- TASK TO CARRY OUT
Return only the stretch of the material below that begins with the line containing "The picture is" and ends with the line containing "import seaborn as sns", exactly; both of those lines belong to it.

Stored items from a collection
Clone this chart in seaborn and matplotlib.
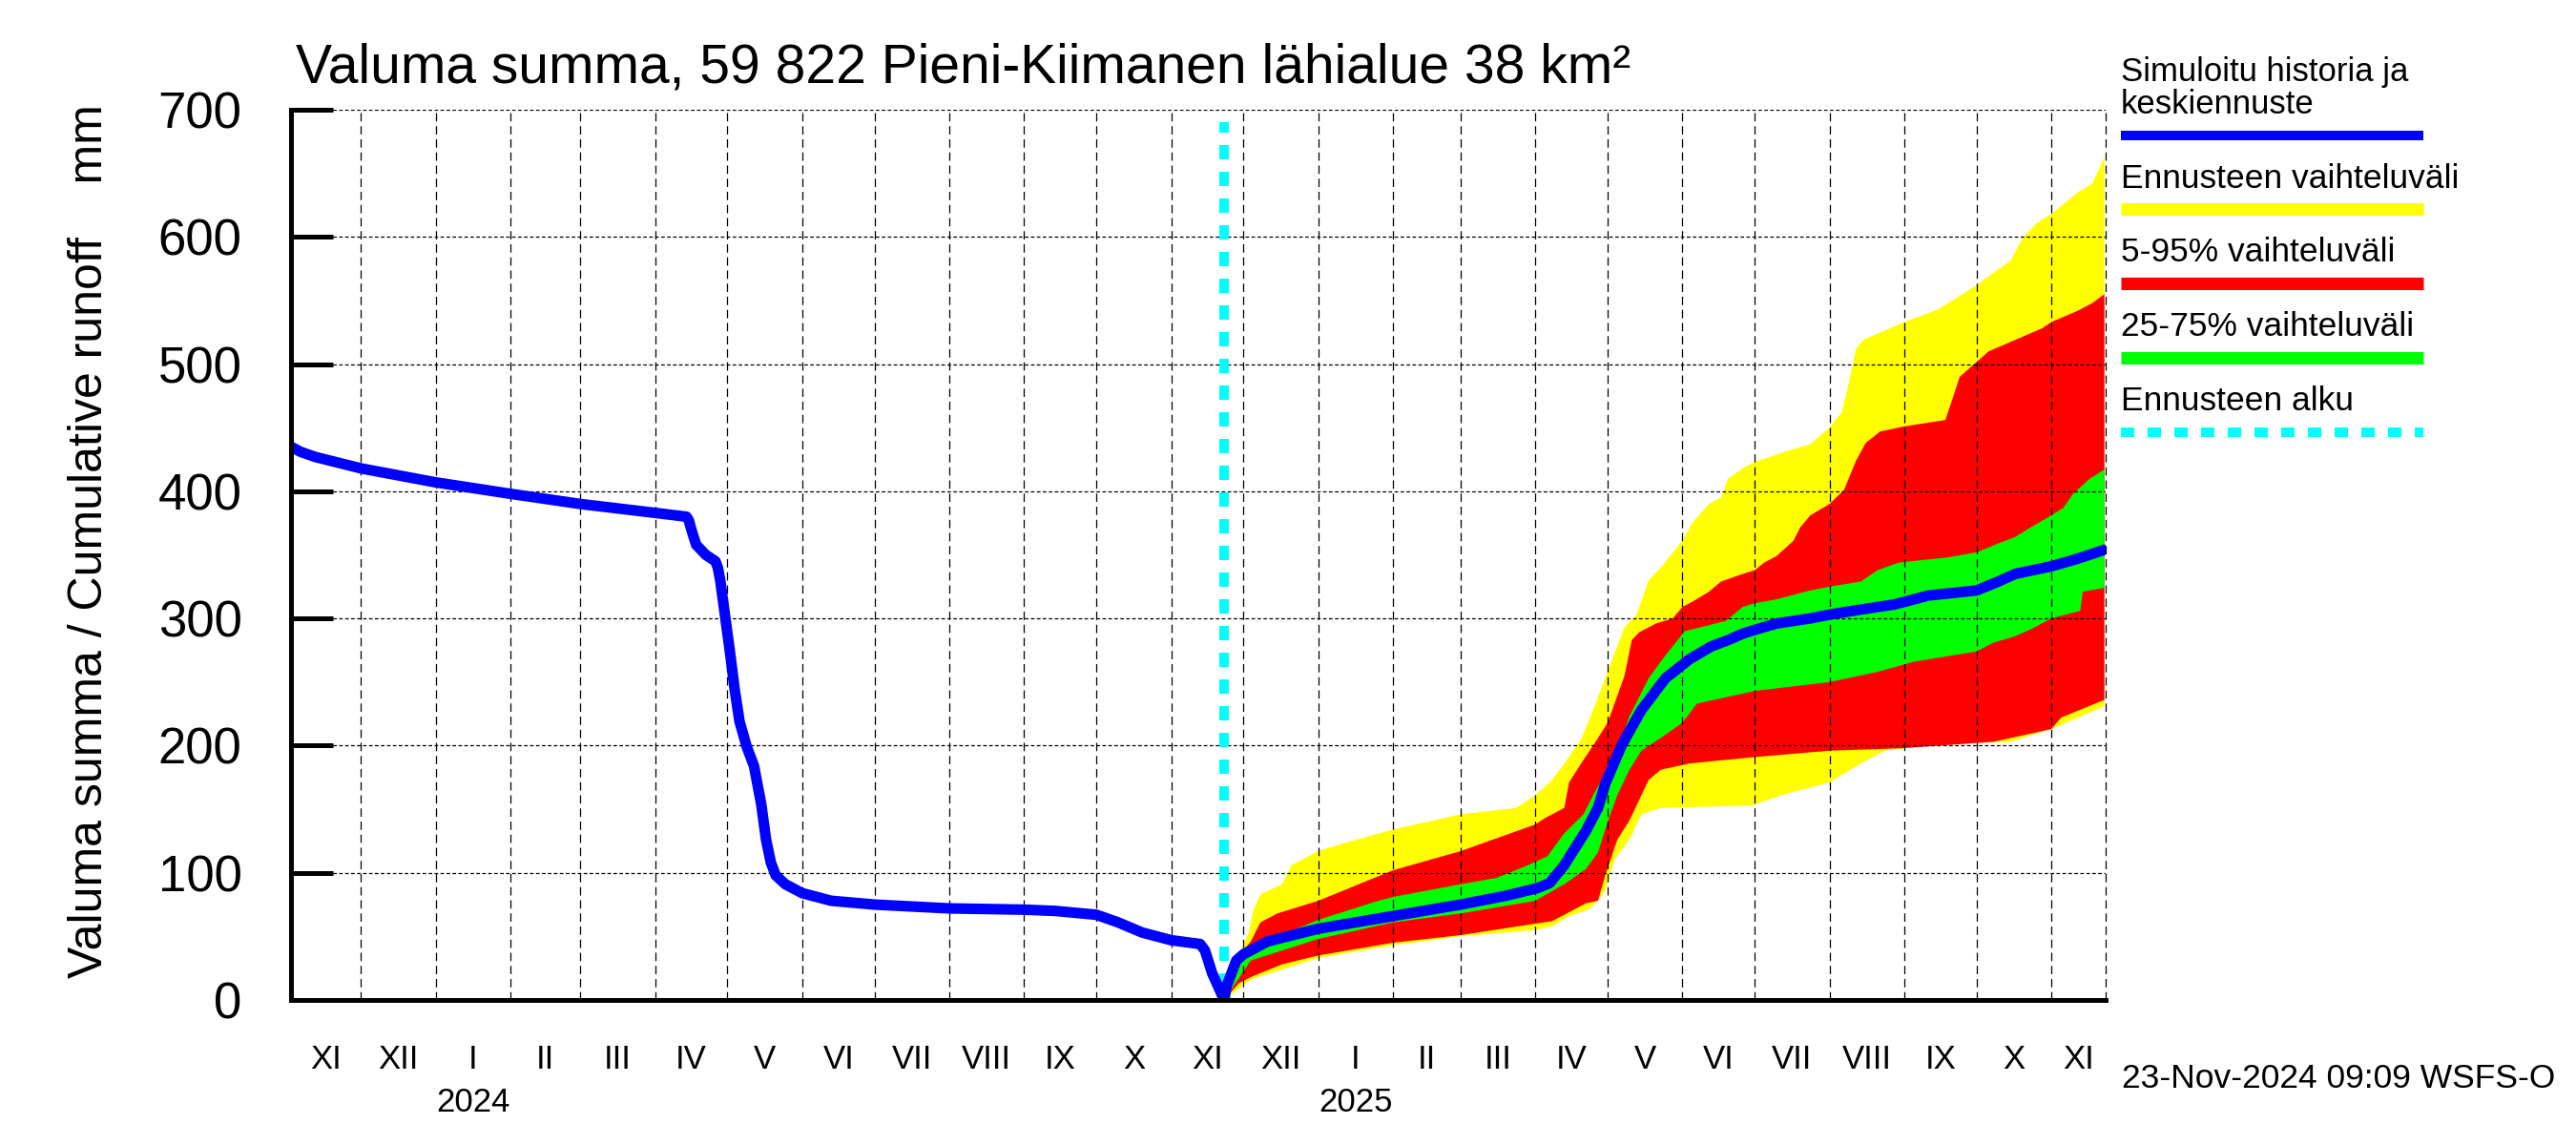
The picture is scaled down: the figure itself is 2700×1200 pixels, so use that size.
import numpy as np
import pandas as pd
import matplotlib
matplotlib.use('Agg')
import matplotlib.pyplot as plt
import matplotlib.dates as mdates
from matplotlib.lines import Line2D
import seaborn as sns

# ------- Data --------------------------------------------
hist_dates = ['2023-11-01', '2023-11-06', '2023-11-12', '2023-12-01', '2024-01-01',
              '2024-02-01', '2024-03-01', '2024-04-01', '2024-04-14', '2024-04-15',
              '2024-04-16', '2024-04-18', '2024-04-22', '2024-04-26', '2024-04-27',
              '2024-04-28', '2024-04-29', '2024-04-30', '2024-05-02', '2024-05-04',
              '2024-05-06', '2024-05-09', '2024-05-12', '2024-05-15', '2024-05-17',
              '2024-05-19', '2024-05-21', '2024-05-25', '2024-06-01', '2024-06-13',
              '2024-07-01', '2024-08-01', '2024-09-01', '2024-09-14', '2024-10-01',
              '2024-10-10', '2024-10-20', '2024-11-01', '2024-11-13', '2024-11-15',
              '2024-11-18', '2024-11-23']
hist_vals = [436, 431, 427, 418, 407, 398, 390, 383, 380, 377,
             370, 358, 350, 345, 340, 330, 316, 302, 274, 244,
             219, 199, 184, 154, 126, 108, 98, 91, 84, 78,
             75, 72, 71, 70, 67, 61, 53, 47, 44, 39,
             21, 0]

max_dates = ['2024-11-23', '2024-11-26', '2024-11-30', '2024-12-03', '2024-12-05',
             '2024-12-08', '2024-12-17', '2024-12-21', '2025-01-01', '2025-01-13',
             '2025-02-01', '2025-03-01', '2025-03-24', '2025-04-01', '2025-04-07',
             '2025-04-12', '2025-04-20', '2025-04-26', '2025-05-01', '2025-05-08',
             '2025-05-13', '2025-05-18', '2025-05-23', '2025-06-01', '2025-06-05',
             '2025-06-12', '2025-06-17', '2025-06-20', '2025-06-26', '2025-07-01',
             '2025-07-15', '2025-07-24', '2025-08-01', '2025-08-06', '2025-08-09',
             '2025-08-12', '2025-08-15', '2025-09-01', '2025-09-15', '2025-10-01',
             '2025-10-08', '2025-10-15', '2025-10-20', '2025-10-26', '2025-11-01',
             '2025-11-12', '2025-11-18', '2025-11-21', '2025-11-23']
max_vals = [0, 25, 40, 52, 70, 83, 91, 106, 117, 124,
            134, 146, 151, 161, 171, 183, 205, 233, 258, 293,
            303, 330, 340, 361, 375, 390, 395, 410, 418, 423,
            432, 437, 450, 462, 485, 512, 519, 533, 543, 562,
            572, 581, 599, 611, 618, 635, 642, 654, 663]

p95_dates = ['2024-11-23', '2024-11-27', '2024-12-04', '2024-12-08', '2024-12-15',
             '2025-01-01', '2025-02-01', '2025-03-01', '2025-04-01', '2025-04-05',
             '2025-04-13', '2025-04-15', '2025-04-20', '2025-04-26', '2025-05-01',
             '2025-05-08', '2025-05-11', '2025-05-14', '2025-05-21', '2025-05-28',
             '2025-06-01', '2025-06-05', '2025-06-12', '2025-06-17', '2025-06-26',
             '2025-07-01', '2025-07-05', '2025-07-10', '2025-07-17', '2025-07-20',
             '2025-07-24', '2025-08-01', '2025-08-07', '2025-08-12', '2025-08-16',
             '2025-08-22', '2025-09-01', '2025-09-18', '2025-09-20', '2025-09-24',
             '2025-09-30', '2025-10-06', '2025-10-17', '2025-10-28', '2025-11-01',
             '2025-11-12', '2025-11-18', '2025-11-23']
p95_vals = [0, 30, 46, 61, 68, 78, 102, 117, 138, 143,
            151, 171, 186, 203, 218, 255, 283, 289, 296, 300,
            309, 313, 321, 329, 335, 338, 344, 349, 361, 372,
            381, 390, 401, 424, 438, 447, 451, 456, 467, 490,
            500, 510, 519, 528, 533, 542, 548, 555]

p75_dates = ['2024-11-23', '2024-11-28', '2024-12-04', '2025-01-01', '2025-01-26',
             '2025-02-01', '2025-03-01', '2025-03-16', '2025-03-29', '2025-04-06',
             '2025-04-13', '2025-04-21', '2025-04-25', '2025-05-05', '2025-05-10',
             '2025-05-18', '2025-05-25', '2025-06-02', '2025-06-19', '2025-06-26',
             '2025-07-01', '2025-07-10', '2025-07-24', '2025-08-01', '2025-08-14',
             '2025-08-21', '2025-08-30', '2025-09-19', '2025-10-01', '2025-10-10',
             '2025-10-17', '2025-10-22', '2025-11-01', '2025-11-06', '2025-11-10',
             '2025-11-17', '2025-11-23']
p75_vals = [0, 33, 41, 63, 78, 81, 91, 96, 106, 113,
            131, 146, 161, 196, 223, 253, 271, 290, 298, 309,
            312, 315, 322, 325, 329, 338, 344, 348, 352, 359,
            364, 370, 381, 387, 398, 410, 417]

med_dates = ['2024-11-23', '2024-11-24', '2024-11-28', '2024-12-01', '2024-12-11',
             '2025-01-01', '2025-02-01', '2025-03-01', '2025-03-20', '2025-04-02',
             '2025-04-07', '2025-04-13', '2025-04-22', '2025-04-27', '2025-04-30',
             '2025-05-07', '2025-05-15', '2025-05-25', '2025-06-04', '2025-06-13',
             '2025-06-20', '2025-06-26', '2025-07-01', '2025-07-10', '2025-07-24',
             '2025-08-01', '2025-08-14', '2025-08-28', '2025-09-11', '2025-10-01',
             '2025-10-10', '2025-10-17', '2025-11-01', '2025-11-12', '2025-11-23']
med_vals = [0, 11, 31, 36, 46, 56, 66, 75, 82, 88,
            92, 106, 133, 151, 170, 201, 228, 253, 268, 278,
            283, 288, 291, 296, 300, 303, 307, 311, 318, 322,
            329, 335, 341, 347, 354]

p25_dates = ['2024-11-23', '2024-12-04', '2025-01-01', '2025-02-01', '2025-03-01',
             '2025-04-01', '2025-04-13', '2025-04-22', '2025-04-27', '2025-05-01',
             '2025-05-05', '2025-05-10', '2025-05-15', '2025-05-23', '2025-06-01',
             '2025-06-07', '2025-07-01', '2025-08-01', '2025-08-21', '2025-09-05',
             '2025-10-01', '2025-10-08', '2025-10-17', '2025-10-24', '2025-11-01',
             '2025-11-13', '2025-11-14', '2025-11-23']
p25_vals = [0, 31, 48, 61, 68, 78, 91, 103, 116, 140,
            161, 181, 196, 206, 218, 233, 243, 250, 258, 266,
            274, 281, 286, 292, 300, 306, 321, 324]

p05_dates = ['2024-11-23', '2024-11-29', '2024-12-04', '2024-12-17', '2025-01-01',
             '2025-02-01', '2025-03-01', '2025-04-01', '2025-04-08', '2025-04-22',
             '2025-04-27', '2025-04-30', '2025-05-05', '2025-05-10', '2025-05-18',
             '2025-05-23', '2025-06-04', '2025-07-01', '2025-08-01', '2025-09-01',
             '2025-10-08', '2025-11-01', '2025-11-05', '2025-11-23']
p05_vals = [0, 13, 18, 28, 35, 45, 51, 60, 62, 76,
            78, 98, 126, 141, 173, 181, 186, 191, 196, 198,
            203, 213, 222, 236]

min_dates = ['2024-11-23', '2024-12-04', '2025-01-01', '2025-02-01', '2025-03-01',
             '2025-04-01', '2025-04-08', '2025-04-15', '2025-04-23', '2025-04-27',
             '2025-04-30', '2025-05-04', '2025-05-10', '2025-05-15', '2025-05-23',
             '2025-06-30', '2025-07-12', '2025-08-01', '2025-08-14', '2025-08-24',
             '2025-09-13', '2025-10-15', '2025-11-01', '2025-11-23']
min_vals = [0, 16, 33, 43, 50, 55, 58, 66, 71, 78,
            86, 111, 126, 146, 151, 153, 161, 171, 186, 196,
            201, 203, 213, 231]

FORECAST_START = '2024-11-23'
MONTH_LABELS = ['I', 'II', 'III', 'IV', 'V', 'VI', 'VII', 'VIII', 'IX', 'X', 'XI', 'XII']
YEAR_LABELS = ['2024', '2025']
TITLE = 'Valuma summa, 59 822 Pieni-Kiimanen lähialue 38 km²'
YLABEL = 'Valuma summa / Cumulative runoff    mm'
STAMP = '23-Nov-2024 09:09 WSFS-O'
LEGEND = [('Simuloitu historia ja\nkeskiennuste', '#0000ff'),
          ('Ennusteen vaihteluväli', '#ffff00'),
          ('5-95% vaihteluväli', '#ff0000'),
          ('25-75% vaihteluväli', '#00ff00'),
          ('Ennusteen alku', '#00ffff')]

# ------- Style -------------------
sns.set_style('white')
plt.rcParams['font.family'] = ['Liberation Sans', 'DejaVu Sans']
plt.rcParams['text.color'] = 'black'
plt.rcParams['xtick.color'] = 'black'
plt.rcParams['ytick.color'] = 'black'

BLUE, YELLOW, RED, GREEN, CYAN = '#0000ff', '#ffff00', '#ff0000', '#00ff00', '#00ffff'

fig = plt.figure(figsize=(27, 12), dpi=100)
ax = fig.add_axes([0.11296, 0.12667, 0.70444, 0.7775])


def to_num(d):
    return mdates.date2num(pd.to_datetime(d))


def band(up_d, up_v, lo_d, lo_v, color):
    xs = np.concatenate([to_num(up_d), to_num(lo_d)[::-1]])
    ys = np.concatenate([np.asarray(up_v, float), np.asarray(lo_v, float)[::-1]])
    ax.fill(xs, ys, color=color, lw=0, zorder=1)


band(max_dates, max_vals, min_dates, min_vals, YELLOW)
band(p95_dates, p95_vals, p05_dates, p05_vals, RED)
band(p75_dates, p75_vals, p25_dates, p25_vals, GREEN)

fs = to_num([FORECAST_START])[0]
ax.plot([fs, fs], [10, 690], color=CYAN, lw=7.2, dashes=(1.5, 1.3), zorder=2.8)

sns.lineplot(x=to_num(hist_dates), y=hist_vals, ax=ax, color=BLUE, lw=8, zorder=3)
sns.lineplot(x=to_num(med_dates), y=med_vals, ax=ax, color=BLUE, lw=8, zorder=3)

x0 = to_num(['2023-11-02'])[0]
x1 = to_num(['2025-11-23 12:00'])[0]
ax.set_xlim(x0, x1)
ax.set_ylim(0, 700)
ax.set_xlabel('')
ax.set_ylabel('')

# axes, ticks, grid
ax.set_yticks(range(0, 701, 100))
ax.xaxis.set_major_locator(mdates.YearLocator())
ax.xaxis.set_minor_locator(mdates.MonthLocator())
ax.xaxis.set_major_formatter(plt.NullFormatter())
ax.xaxis.set_minor_formatter(plt.NullFormatter())
ax.tick_params(axis='x', which='both', direction='out', length=50, color='black')
ax.tick_params(axis='x', which='major', width=2.2)
ax.tick_params(axis='x', which='minor', width=0.8)
ax.tick_params(axis='y', direction='in', length=32, width=3.6, pad=37,
               labelsize=38, color='black', labelcolor='black', left=True)

ax.set_axisbelow(False)
ax.grid(axis='x', which='both', color='black', lw=0.9, ls=(0, (7, 4)))
ax.grid(axis='y', which='major', color='black', lw=0.9, ls=(0, (3, 2)))
ax.axvline(x1, color='black', lw=0.9, ls=(0, (7, 4)), clip_on=False, zorder=2.5)

for s in ['top', 'right']:
    ax.spines[s].set_visible(False)
for s in ['left', 'bottom']:
    ax.spines[s].set_color('black')
    ax.spines[s].set_linewidth(3.6)
    ax.spines[s].set_zorder(4)

# month and year labels
starts = pd.date_range('2023-11-01', '2025-12-01', freq='MS')
xtr = ax.get_xaxis_transform()
for a, b in zip(starts[:-1], starts[1:]):
    lo = max(mdates.date2num(a), x0)
    hi = min(mdates.date2num(b), x1)
    mid = (lo + hi) / 2
    ax.text(mid, -0.0772, MONTH_LABELS[a.month - 1], transform=xtr,
            ha='center', va='baseline', fontsize=25, color='black')
    if a.month == 1:
        ax.text(mid, -0.1254, YEAR_LABELS[a.year - 2024], transform=xtr,
                ha='center', va='baseline', fontsize=25, color='black')

# titles
fig.text(0.1148, 1 - 87 / 1200, TITLE, fontsize=41, ha='left', va='baseline')
fig.text(0.035, 0.527, YLABEL, fontsize=36, rotation=90, ha='center', va='center')
fig.text(2224 / 2700, 1 - 1140 / 1200, STAMP, fontsize=25.5, ha='left', va='baseline')

# legend
lx0, lx1 = 2223 / 2700, 2540 / 2700
fig.text(lx0, 1 - 85 / 1200, 'Simuloitu historia ja', fontsize=25, va='baseline')
fig.text(lx0, 1 - 119 / 1200, 'keskiennuste', fontsize=25, va='baseline')
legend_rows = [(197, 219, 9.4, None), (274, 297, 9.4, None),
               (352, 375, 9.4, None), (430, 453, 7.2, (1.4, 1.4))]
fig.add_artist(Line2D([lx0, lx1], [1 - 141.6 / 1200] * 2, color=LEGEND[0][1],
                      lw=7.2, solid_capstyle='butt'))
for (label, color), (ty, ly, lw, dash) in zip(LEGEND[1:], legend_rows):
    fig.text(lx0, 1 - ty / 1200, label, fontsize=25.5, va='baseline')
    line = Line2D([lx0, lx1], [1 - ly / 1200] * 2, color=color, lw=lw,
                  solid_capstyle='butt')
    if dash:
        line.set_dashes(dash)
    fig.add_artist(line)

fig.savefig('out.png', dpi=100)
print('Saved out.png')
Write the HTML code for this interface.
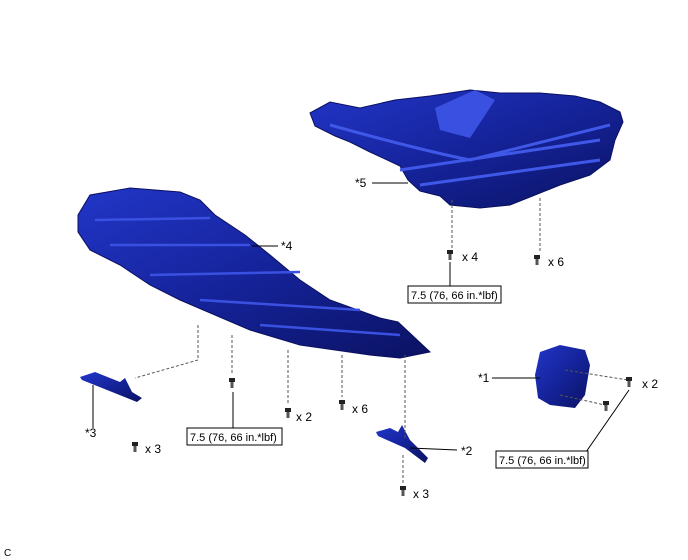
<!DOCTYPE html>
<html><head><style>
body{margin:0;background:#fff;}
svg{display:block;font-family:"Liberation Sans",Arial,sans-serif;}
</style></head><body>
<svg width="688" height="560" viewBox="0 0 688 560" xmlns="http://www.w3.org/2000/svg">
<defs>
<linearGradient id="g" x1="0" y1="0" x2="1" y2="1">
<stop offset="0" stop-color="#2236c8"/><stop offset="0.5" stop-color="#15239a"/><stop offset="1" stop-color="#0b1262"/>
</linearGradient>
<g id="bolt"><rect x="-3" y="-5" width="6" height="4" fill="#222"/><rect x="-1.5" y="-1" width="3" height="6" fill="#555"/></g>
</defs>
<polygon fill="url(#g)" stroke="#0a1060" stroke-width="1" points="310,113 330,102 360,108 395,100 430,96 470,90 500,93 540,93 575,96 600,102 620,112 623,122 615,140 610,160 590,175 560,185 540,193 510,205 480,208 450,205 440,196 420,191 408,180 400,166 370,152 350,142 335,136 315,126"/>
<polygon fill="#3a50e0" points="435,108 475,90 495,100 470,138 440,130"/>
<path d="M330,125 Q420,150 470,160 L610,125 M400,170 L600,140 M420,185 L600,160" stroke="#4058e8" stroke-width="3" fill="none"/>
<polygon fill="url(#g)" stroke="#0a1060" stroke-width="1" points="78,215 90,195 130,188 180,192 200,200 215,215 245,235 270,255 300,280 330,300 380,318 398,322 430,352 400,358 370,355 300,345 250,330 215,315 180,300 150,285 120,265 90,250 78,232"/>
<path d="M95,220 L210,218 M110,245 L250,245 M150,275 L300,272 M200,300 L360,310 M260,325 L400,335" stroke="#3a50e0" stroke-width="2.5" fill="none"/>
<polygon fill="url(#g)" points="80,377 95,372 120,382 125,378 132,392 142,398 137,402 82,380"/>
<polygon fill="url(#g)" points="376,432 390,428 398,432 402,425 410,440 428,458 425,463 405,448 378,436"/>
<polygon fill="url(#g)" points="540,352 560,345 585,350 590,365 585,395 575,408 550,405 538,398 535,375"/>
<g stroke="#555" stroke-width="1" stroke-dasharray="3,2" fill="none">
<path d="M452,200V248 M540,198V252 M198,325V360L135,378 M232,335V375 M288,350V405 M342,355V397 M405,355V440 M403,455V483 M565,370L628,380 M560,395L605,405"/>
</g>
<g>
<use href="#bolt" x="450" y="255"/><use href="#bolt" x="537" y="260"/><use href="#bolt" x="232" y="383"/>
<use href="#bolt" x="288" y="413"/><use href="#bolt" x="342" y="405"/><use href="#bolt" x="135" y="447"/>
<use href="#bolt" x="403" y="491"/><use href="#bolt" x="629" y="382"/><use href="#bolt" x="606" y="406"/>
</g>
<g stroke="#000" stroke-width="1" fill="none">
<path d="M372,183H408 M252,246H278 M93,428V385 M410,448L457,450 M492,378H540 M450,262V286 M233,428V392 M586,452L629,390"/>
</g>
<g fill="#fff" stroke="#000" stroke-width="1">
<rect x="408" y="286" width="93" height="17"/><rect x="187" y="428" width="95" height="17"/><rect x="496" y="451" width="92" height="17"/>
</g>
<g font-size="11" fill="#000">
<text x="411" y="299">7.5 (76, 66 in.*lbf)</text>
<text x="190" y="441">7.5 (76, 66 in.*lbf)</text>
<text x="499" y="464">7.5 (76, 66 in.*lbf)</text>
<text x="355" y="187" font-size="12">*5</text>
<text x="281" y="250" font-size="12">*4</text>
<text x="85" y="437" font-size="12">*3</text>
<text x="461" y="455" font-size="12">*2</text>
<text x="478" y="382" font-size="12">*1</text>
<text x="462" y="261" font-size="12">x 4</text>
<text x="548" y="266" font-size="12">x 6</text>
<text x="296" y="421" font-size="12">x 2</text>
<text x="352" y="413" font-size="12">x 6</text>
<text x="145" y="453" font-size="12">x 3</text>
<text x="413" y="498" font-size="12">x 3</text>
<text x="642" y="388" font-size="12">x 2</text>
<text x="4" y="556" font-size="10">C</text>
</g>
</svg>
</body></html>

- COMPLETE OUTPUT
The picture is scaled down: the figure itself is 2700×1200 pixels, so use that size.
import numpy as np
import pandas as pd
import matplotlib
matplotlib.use('Agg')
import matplotlib.pyplot as plt
import matplotlib.dates as mdates
from matplotlib.lines import Line2D
import seaborn as sns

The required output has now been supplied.